The question of difficulty is as to the proceedings subsequent to the first assessment, and the orders based on it. The authorities are decisively against the right to make an additional assessment without notice to the persons upon whose property the assessment is levied. While the authority to make such an assessment in undoubted, it is yet quite as cer? tain that it can not be made without notice. The notice for the original assessment spends its force when that assessment is finally made, and a second assessment can not be made unless the land-owners are given “ their day in court.” The right to “ a day in court” is a constitutional right that even an express statute can not take away. Board, etc., v. Fallen, 118 Ind. 158; Gavin v. Board, etc., supra; Martin v. Neal, 125 Ind. 547 (555); Board, etc., v. Fallen, supra; Campbell v. Board, etc., 118 Ind. 119 (120); Board, etc., v. Fahlor, 114 Ind. 176 ; Abbett v. Board, etc., 114 Ind. 61; Board, etc., v. Gruver, 115 Ind. 224; Kuntz v. Sumption, 117 Ind. 1. It is true that the object of the statute is to impose upon lands specially benefited by the construction of a gravel road the burden of paying the cost of constructing it, and to relieve the county from the burden. Rogers v. Voorhees, supra; Board, etc., v. Fullen, 118 Ind. 158; Strieb v. Cox, 111 Ind. 299. But this object can not be attained at the expense of the paramount constitutional right of the citizen to notice. *
It is evident from what has been said that the pivotal question in this branch of the case is as to the effect of the notice given the property-owners to appear before the board of commissioners at the time and place designated, and interpose objections, if any they had-, to the second or additional assessment. If that notice was sufficient to call into exercise the authority of the board and invoke its judgment upon the jurisdictional facts, the decision can not be adjudged void. This is so, for the reason that authority to *520decide is jurisdictional. Board, etc., v. Markle, 46 Ind. 96, and authorities cited; De Quindre v. Williams, 31 Ind. 444; Lantz v. Maffett, 102 Ind. 23 (28); Snelson v. State, ex rel., 16 Ind. 29; Jackson v. State, etc., 104 Ind. 516, and authorities cited ; Rhode Island v. Massachusetts, 12 Peters, 657.
If there was notice provided for by law, and notice was assumed to be given under the law, then there was jurisdiction, although the notice may have been defective. Muncey v. Joest, supra; Jackson v. State, etc., supra; Otis v. De Boer, supra; Hume v. Conduitt, 76 Ind. 598; McAlpine v. Sweetser, 76 Ind 78; Hackett v.

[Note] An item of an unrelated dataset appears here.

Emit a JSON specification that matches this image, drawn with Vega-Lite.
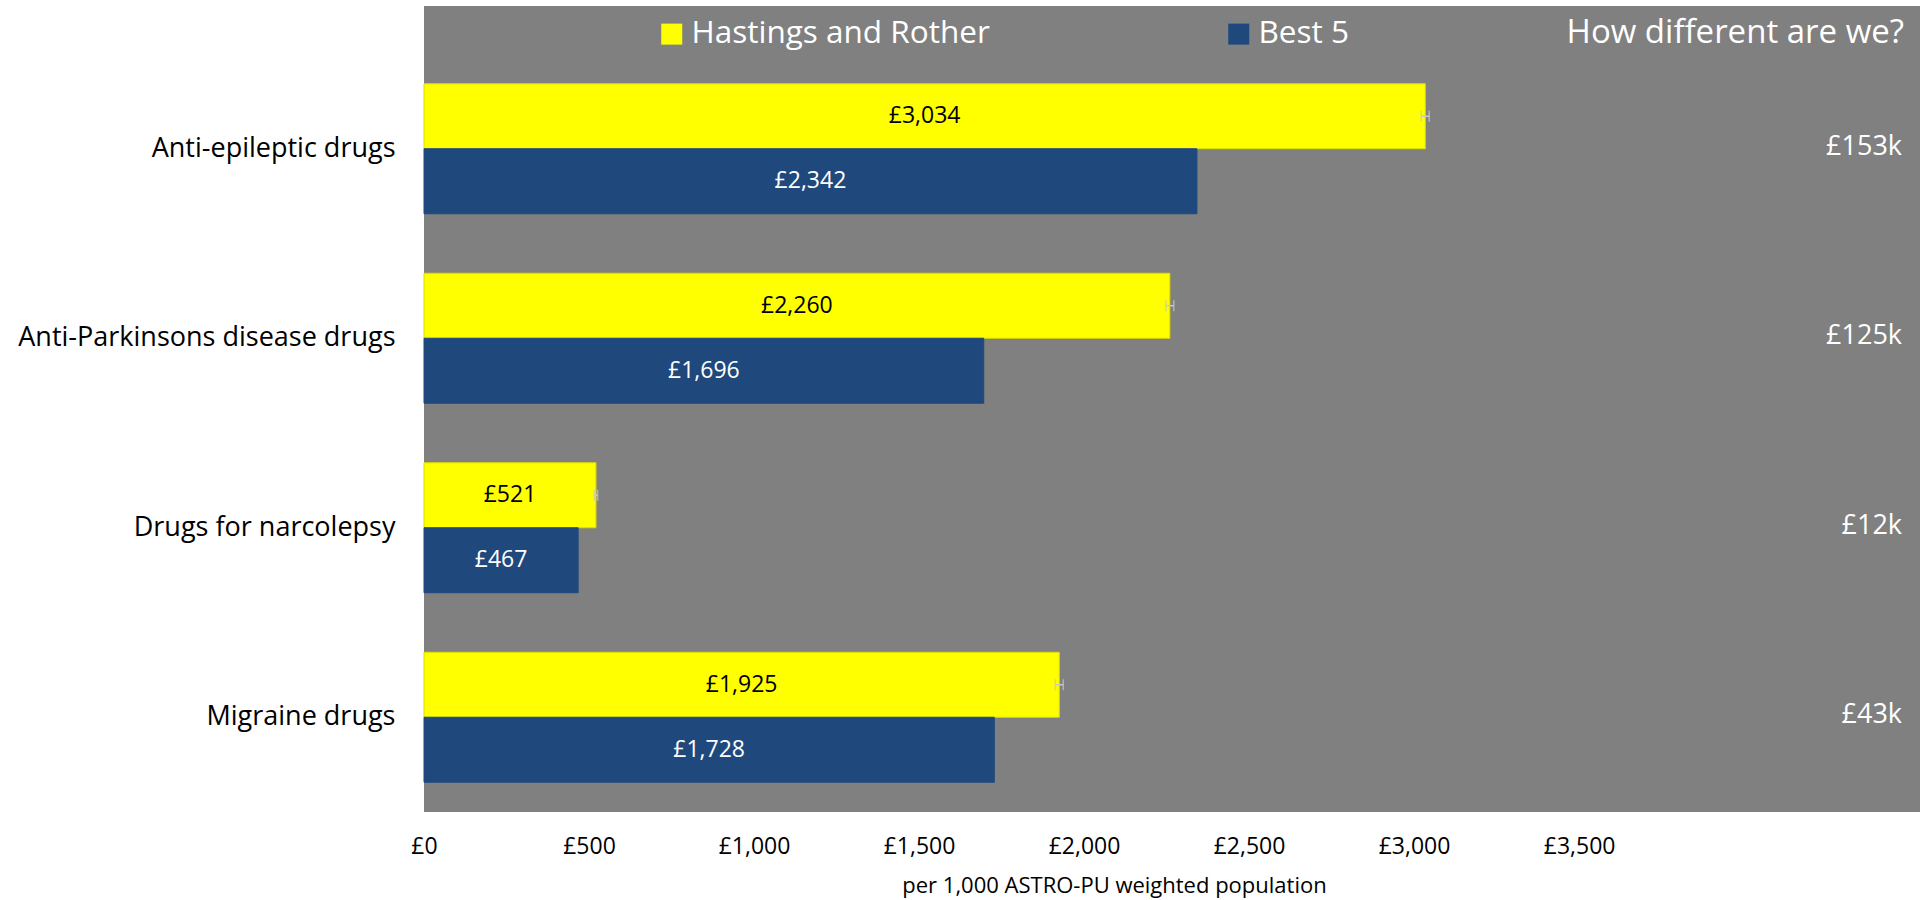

State, etc., 113 Ind. 532; Kleyla v. Haskett, 112 Ind. 515; Adams v. Harrington, 114 Ind. 66; Ely v. Board, etc., 112 Ind. 361; Essig v. Lower, 120 Ind. 239 (245), and cases cited.
It is settled that the Legislature must prescribe some notice in such cases as this, but what the notice shall be is a legislative question, subject only to the limitation that it shall not be palpably unreasonable. The Legislature has ex-ércised the authority to prescribe the notice that shall be given to property-owners who desire to lodge complaints with the board of commissioners against the assessments upon their lands, and the notice prescribed is reasonable and fair. Section 5096, R. S. 1881.

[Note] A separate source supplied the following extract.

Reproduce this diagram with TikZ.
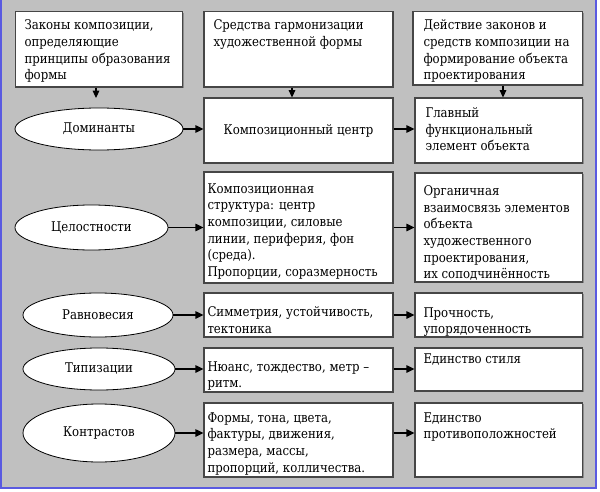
\documentclass[tikz,border=0pt]{standalone}
\usepackage{fontspec}
\newfontfamily\ruserif{DejaVu Serif}[FakeStretch=0.88]
\usetikzlibrary{arrows.meta,fit,shapes.geometric,shadows}

\definecolor{panelgray}{RGB}{192,192,192}
\definecolor{frameblue}{RGB}{90,90,225}
\definecolor{boxline}{RGB}{70,70,70}

\tikzset{every picture/.style={line width=0.75pt}}
\tikzset{
  box/.style={draw=boxline, fill=white, inner sep=0pt, line width=0.8pt,
    drop shadow={shadow xshift=0.8pt, shadow yshift=-0.8pt, fill=black!45, opacity=1}},
  oval/.style={ellipse, draw, fill=white, inner sep=0pt, line width=0.6pt,
    font=\ruserif\fontsize{10}{12.5}\selectfont},
  txt/.style={inner sep=0pt, align=left, font=\ruserif\fontsize{10}{12.5}\selectfont},
  harrow/.style={-{Triangle[length=6pt,width=5.5pt]}, line width=1.1pt},
  varrow/.style={-{Triangle[length=5.5pt,width=5pt]}, line width=0.8pt},
}

\begin{document}
\begin{tikzpicture}[x=0.75pt,y=0.75pt,yscale=-1,xscale=1]

\useasboundingbox (0,0) rectangle (600,492);
\fill [panelgray] (0,0) rectangle (597,489);
\draw [frameblue, line width=1.2pt] (1,0) -- (1,488) -- (596,488) -- (596,0);

% header boxes
\node [box, fit={(15.5,11.5) (182.5,87)}] (zak) {};
\node [box, fit={(204,11.5) (393,87)}] (sred) {};
\node [box, fit={(413,11.5) (582.5,85)}] (deistv) {};

% right hand boxes
\node [box, fit={(204,98) (393,163)}] (centr) {};
\node [box, fit={(415,98) (582.5,163)}] (glavn) {};
\node [box, fit={(204,172) (393,283)}] (struct) {};
\node [box, fit={(415,173) (582.5,282)}] (organ) {};
\node [box, fit={(204,293) (393,337)}] (simm) {};
\node [box, fit={(415,293) (582.5,337)}] (prochn) {};
\node [box, fit={(204,348) (393,392)}] (nuans) {};
\node [box, fit={(415,348) (582.5,391)}] (edst) {};
\node [box, fit={(204,403) (393,477)}] (formy) {};
\node [box, fit={(415,403) (582.5,477)}] (edprot) {};

% laws
\node [oval, minimum width=126pt, minimum height=31.5pt] (dom) at (99,129) {Доминанты};
\node [oval, minimum width=114.75pt, minimum height=33.75pt] (cel) at (91.5,227.5) {Целостности};
\node [oval, minimum width=112.5pt, minimum height=33pt] (ravn) at (98,315) {Равновесия};
\node [oval, minimum width=114pt, minimum height=31.5pt] (tip) at (99,369) {Типизации};
\node [oval, minimum width=114pt, minimum height=43.5pt] (kontr) at (99,433) {Контрастов};

% texts
\node [txt, anchor=north west] (zak-t) at (24,19.5) {Законы композиции,\\определяющие\\принципы образования\\формы};
\node [txt, anchor=north west] (sred-t) at (213,19.5) {Средства гармонизации\\художественной формы};
\node [txt, anchor=north west] (deistv-t) at (423,19.5) {Действие законов и\\средств композиции на\\формирование объекта\\проектирования};
\node [txt] (centr-t) at (centr) {Композиционный центр};
\node [txt, anchor=north west] (glavn-t) at (425,107) {Главный\\функциональный\\элемент объекта};
\node [txt, anchor=north west] (struct-t) at (207,183) {Композиционная\\структура: центр\\композиции, силовые\\линии, периферия, фон\\(среда).\\Пропорции, соразмерность};
\node [txt, anchor=north west] (organ-t) at (423,185) {Органичная\\взаимосвязь элементов\\объекта\\художественного\\проектирования,\\их соподчинённость};
\node [txt, anchor=north west] (simm-t) at (207,306) {Симметрия, устойчивость,\\тектоника};
\node [txt, anchor=north west] (prochn-t) at (423,307) {Прочность,\\упорядоченность};
\node [txt, anchor=north west] (nuans-t) at (207,361) {Нюанс, тождество, метр –\\ритм.};
\node [txt, anchor=north west] (edst-t) at (423,353) {Единство стиля};
\node [txt, anchor=north west] (formy-t) at (207,412) {Формы, тона, цвета,\\фактуры, движения,\\размера, массы,\\пропорций, колличества.};
\node [txt, anchor=north west] (edprot-t) at (423,412) {Единство\\противоположностей};

% down arrows
\coordinate (a1) at (96,98);
\coordinate (a2) at (292,0);
\coordinate (a3) at (503,0);
\draw [varrow] (zak.south -| a1) -- (a1);
\draw [varrow] (sred.south -| a2) -- (centr.north -| a2);
\draw [varrow] (deistv.south -| a3) -- (glavn.north -| a3);

% rows
\draw [harrow] (dom.east) -- (dom.east -| centr.west);
\draw [harrow] (dom -| centr.east) -- (dom -| glavn.west);
\draw [harrow] (cel.east) -- (cel.east -| struct.west);
\draw [harrow] (cel -| struct.east) -- (cel -| organ.west);
\draw [harrow] (ravn.east) -- (ravn.east -| simm.west);
\draw [harrow] (ravn -| simm.east) -- (ravn -| prochn.west);
\draw [harrow] (tip.east) -- (tip.east -| nuans.west);
\draw [harrow] (tip -| nuans.east) -- (tip -| edst.west);
\draw [harrow] (kontr.east) -- (kontr.east -| formy.west);
\draw [harrow] (kontr -| formy.east) -- (kontr -| edprot.west);

\end{tikzpicture}
\end{document}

In our judgment the notice provided for in the statute to which we have referred does give the land-owners “ their day in court.” The assessment does not become effective until it. is approved by the board of commissioners, and the notice prescribed affords the property-owners an opportunity to litigate the validity of the assessment. As there was notice before a final decision, there was jurisdiction. There was no question open except the validity and amount of the additional assessment; the question of the utility of the road and kindred questions were finally adjudicated by the prior orders of the board. The decision of the board of commissioners upon the additional assessment might have been appealed from in the same general mode as the original as*521sessment. Board, etc., v. Fullen, 118 Ind. 158. But on such au an appeal the validity of prior orders of the board could not have been litigated. As there was the legal and ordinary remedy by appeal, the appellee would have had no right to collaterally attack the proceedings by the extraordinary writ of injunction, if it be true that the proceedings were begun before his suit was commenced. Sims v. City of Frankfort, 79 Ind. 446, and cases cited; Smith v. Goodnight, 121 Ind. 312; Bass v. City of Fort Wayne, 121 Ind. 389, and cases cited.

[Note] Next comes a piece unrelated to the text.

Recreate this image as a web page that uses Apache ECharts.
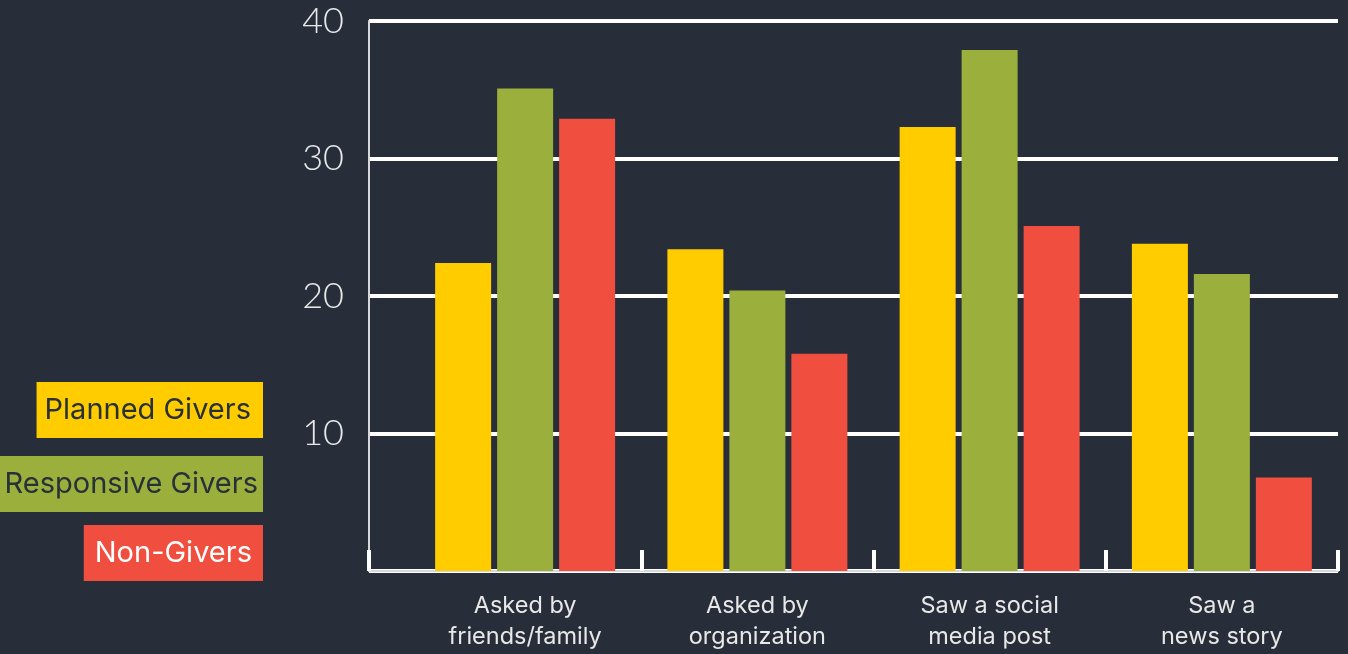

Filed March 11, 1892.We conclude that the additional assessment was not void, and that this collateral attack can not prevail against it, if the theory of the appellant’s counsel that the additional assessment was made and placed upon the duplicate before this suit was begun, can be sustained.
The appellee’s counsel maintain that the answer is bad, for the reason that it affirmatively shows that the additional assessment was not made until after the suit was begun. The brief in which this position is taken was filed more than two years ago, and no contradiction of the statement has been made, nor has there been any suggestion that there is an error in the recitals of the record. We must assume that the record is correct. According to the record, the suit was begun on the 11th day of February, 1887, and the first step towards making an additional assessment was taken on the 15th day of June, 1887. There was, therefore, no additional assessment when the suit was commenced, and if no such assessment, there could, of course, be no authority to place an additional assessment on the duplicate. If there was no such assessment, the appellee had a right to an injunction. We need not declare what the rule would be if the answer had pleaded the second assessment as a bar to proceeding after the suit was commenced, for no such question is presented.
Judgment affirmed.
Coffey, J., did not take any part in the decision of the case.